**Prompt**
Skipping all pictures, set down the lines of the listing from the first through the one with "['akiec', 'bcc', 'bkl', 'df', 'mel', 'nv', 'vasc'];".

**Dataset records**
* Begin *

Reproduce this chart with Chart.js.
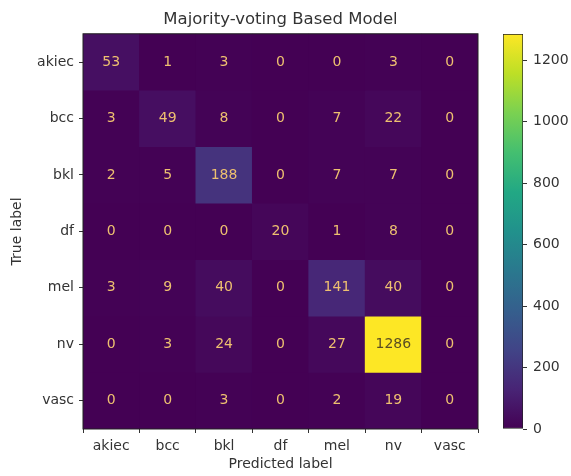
<!DOCTYPE html>
<html>
<head>
<meta charset="utf-8">
<script src="https://cdn.jsdelivr.net/npm/chart.js@4/dist/chart.umd.min.js"></script>
<style>
  html, body { margin: 0; padding: 0; background: #fff; }
  #wrap { position: relative; width: 571px; height: 476px; }
  #wrap canvas { position: absolute; top: 0; }
  #cm { left: 0; }
  #cbar { left: 490px; }
</style>
</head>
<body>
<div id="wrap">
  <canvas id="cm" width="490" height="476"></canvas>
  <canvas id="cbar" width="81" height="476"></canvas>
</div>
<script>
// Class names (rows = true label, columns = predicted label)
const classes = ['akiec', 'bcc', 'bkl', 'df', 'mel', 'nv', 'vasc'];

// Confusion-matrix counts, one array per true class
const rowAkiec = [53, 1, 3, 0, 0, 3, 0];
const rowBcc   = [3, 49, 8, 0, 7, 22, 0];
const rowBkl   = [2, 5, 188, 0, 7, 7, 0];
const rowDf    = [0, 0, 0, 20, 1, 8, 0];
const rowMel   = [3, 9, 40, 0, 141, 40, 0];
const rowNv    = [0, 3, 24, 0, 27, 1286, 0];
const rowVasc  = [0, 0, 3, 0, 2, 19, 0];
const matrix = [rowAkiec, rowBcc, rowBkl, rowDf, rowMel, rowNv, rowVasc];

// Colour-bar tick values
const colorbarTicks = [0, 200, 400, 600, 800, 1000, 1200];

const FONT = "'DejaVu Sans', sans-serif";
const INK = '#333333';

// Viridis colour map stops
const viridis = ['#440154', '#482475', '#414487', '#355f8d', '#2a788e',
                 '#21918c', '#22a884', '#44bf70', '#7ad151', '#bddf26', '#fde725'];
function hexToRgb(h) {
  return [parseInt(h.slice(1, 3), 16), parseInt(h.slice(3, 5), 16), parseInt(h.slice(5, 7), 16)];
}
const viridisRgb = viridis.map(hexToRgb);
function cmap(t) {
  t = Math.max(0, Math.min(1, t));
  const pos = t * (viridisRgb.length - 1);
  const i = Math.min(Math.floor(pos), viridisRgb.length - 2);
  const f = pos - i;
  const a = viridisRgb[i], b = viridisRgb[i + 1];
  const c = a.map((v, k) => Math.round(v + (b[k] - v) * f));
  return `rgb(${c[0]},${c[1]},${c[2]})`;
}

const vmin = 0;
const vmax = Math.max(...matrix.flat());
const threshold = (vmin + vmax) / 2;

// One floating-bar dataset per true-label row; each bar spans one cell
const datasets = matrix.map((row, r) => ({
  label: classes[r],
  data: row.map(() => [r - 0.5, r + 0.5]),
  backgroundColor: row.map(v => cmap((v - vmin) / (vmax - vmin))),
  borderWidth: 0,
  grouped: false,
  barPercentage: 1,
  categoryPercentage: 1
}));

// Fills the plot area first so anti-aliased seams between cells stay dark,
// then writes the counts and outlines the axes box.
const cellPlugin = {
  id: 'cells',
  beforeDatasetsDraw(chart) {
    const { ctx, chartArea: a } = chart;
    ctx.save();
    ctx.fillStyle = cmap(0);
    ctx.fillRect(a.left, a.top, a.right - a.left, a.bottom - a.top);
    ctx.restore();
  },
  afterDatasetsDraw(chart) {
    const { ctx, chartArea: a, scales } = chart;
    ctx.save();
    ctx.font = `14px ${FONT}`;
    ctx.textAlign = 'center';
    ctx.textBaseline = 'middle';
    matrix.forEach((row, r) => {
      row.forEach((v, c) => {
        const x = scales.x.getPixelForValue(c);
        const y = scales.y.getPixelForValue(r);
        ctx.fillStyle = v > threshold ? '#5a4d22' : '#eec070';
        ctx.fillText(String(v), x, y);
      });
    });
    ctx.strokeStyle = '#222';
    ctx.lineWidth = 1;
    ctx.strokeRect(a.left, a.top, a.right - a.left, a.bottom - a.top);
    ctx.restore();
  }
};

new Chart(document.getElementById('cm'), {
  type: 'bar',
  data: { labels: classes, datasets },
  options: {
    responsive: false,
    animation: false,
    devicePixelRatio: 1,
    layout: { padding: { left: 0, right: 12, top: 0, bottom: 0 } },
    plugins: {
      legend: { display: false },
      tooltip: { enabled: false },
      title: {
        display: true,
        fullSize: false,
        text: 'Majority-voting Based Model',
        color: INK,
        font: { family: FONT, size: 16.5, weight: 'normal' },
        padding: { top: 10, bottom: 4 }
      }
    },
    scales: {
      x: {
        type: 'category',
        offset: true,
        grid: { display: true, drawOnChartArea: false, drawTicks: true, tickLength: 4, color: INK },
        border: { display: false },
        ticks: { color: INK, font: { family: FONT, size: 14 }, padding: 5, maxRotation: 0 },
        title: {
          display: true, text: 'Predicted label', color: INK,
          font: { family: FONT, size: 14 }, padding: { top: 3, bottom: 3 }
        },
        afterFit(scale) { scale.height = 47; }
      },
      y: {
        type: 'linear',
        min: -0.5,
        max: 6.5,
        reverse: true,
        grid: { display: true, drawOnChartArea: false, drawTicks: true, tickLength: 4, color: INK },
        border: { display: false },
        afterBuildTicks(scale) {
          scale.ticks = classes.map((_, i) => ({ value: i }));
        },
        ticks: {
          color: INK, font: { family: FONT, size: 14 }, padding: 5,
          callback: v => classes[v]
        },
        title: {
          display: true, text: 'True label', color: INK,
          font: { family: FONT, size: 14 }, padding: { top: 9, bottom: 9 }
        },
        afterFit(scale) { scale.width = 83; }
      }
    }
  },
  plugins: [cellPlugin]
});

// Colour bar: a single floating bar from vmin to vmax filled with the colour map
function colorbarFill(context) {
  const chart = context.chart;
  const area = chart.chartArea;
  if (!area) return cmap(0.5);
  const y = chart.scales.y;
  const g = chart.ctx.createLinearGradient(0, y.getPixelForValue(vmin), 0, y.getPixelForValue(vmax));
  viridis.forEach((col, i) => g.addColorStop(i / (viridis.length - 1), col));
  return g;
}

new Chart(document.getElementById('cbar'), {
  type: 'bar',
  data: {
    labels: [''],
    datasets: [{
      data: [[vmin, vmax]],
      backgroundColor: colorbarFill,
      borderColor: '#222',
      borderWidth: 1,
      borderSkipped: false,
      barPercentage: 1,
      categoryPercentage: 1
    }]
  },
  options: {
    responsive: false,
    animation: false,
    devicePixelRatio: 1,
    layout: { padding: { left: 13, right: 0, top: 34, bottom: 47 } },
    plugins: { legend: { display: false }, tooltip: { enabled: false } },
    scales: {
      x: { display: false },
      y: {
        position: 'right',
        min: vmin,
        max: vmax,
        afterBuildTicks(scale) {
          scale.ticks = colorbarTicks.map(v => ({ value: v }));
        },
        grid: { display: true, drawOnChartArea: false, drawTicks: true, tickLength: 4, color: INK },
        border: { display: false },
        ticks: { color: INK, font: { family: FONT, size: 14 }, padding: 6, callback: v => String(v) },
        afterFit(scale) { scale.width = 48; }
      }
    }
  }
});
</script>
</body>
</html>
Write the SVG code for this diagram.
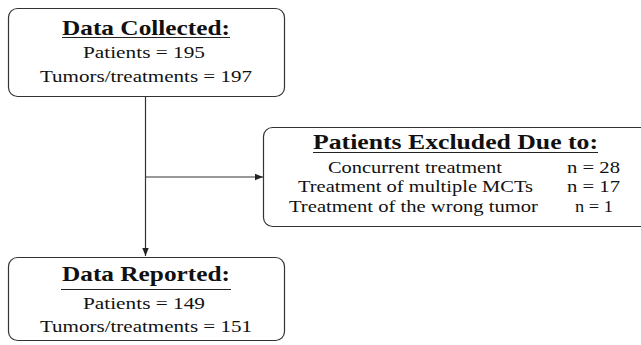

* End *

**Written answer**
Reproduce this chart with Chart.js.
<!DOCTYPE html>
<html>
<head>
<meta charset="utf-8">
<script src="https://cdn.jsdelivr.net/npm/chart.js@4/dist/chart.umd.min.js"></script>
<style>
  html, body { margin: 0; padding: 0; background: #fff; }
  #wrap { position: relative; width: 571px; height: 476px; }
  #wrap canvas { position: absolute; top: 0; }
  #cm { left: 0; }
  #cbar { left: 490px; }
</style>
</head>
<body>
<div id="wrap">
  <canvas id="cm" width="490" height="476"></canvas>
  <canvas id="cbar" width="81" height="476"></canvas>
</div>
<script>
// Class names (rows = true label, columns = predicted label)
const classes = ['akiec', 'bcc', 'bkl', 'df', 'mel', 'nv', 'vasc'];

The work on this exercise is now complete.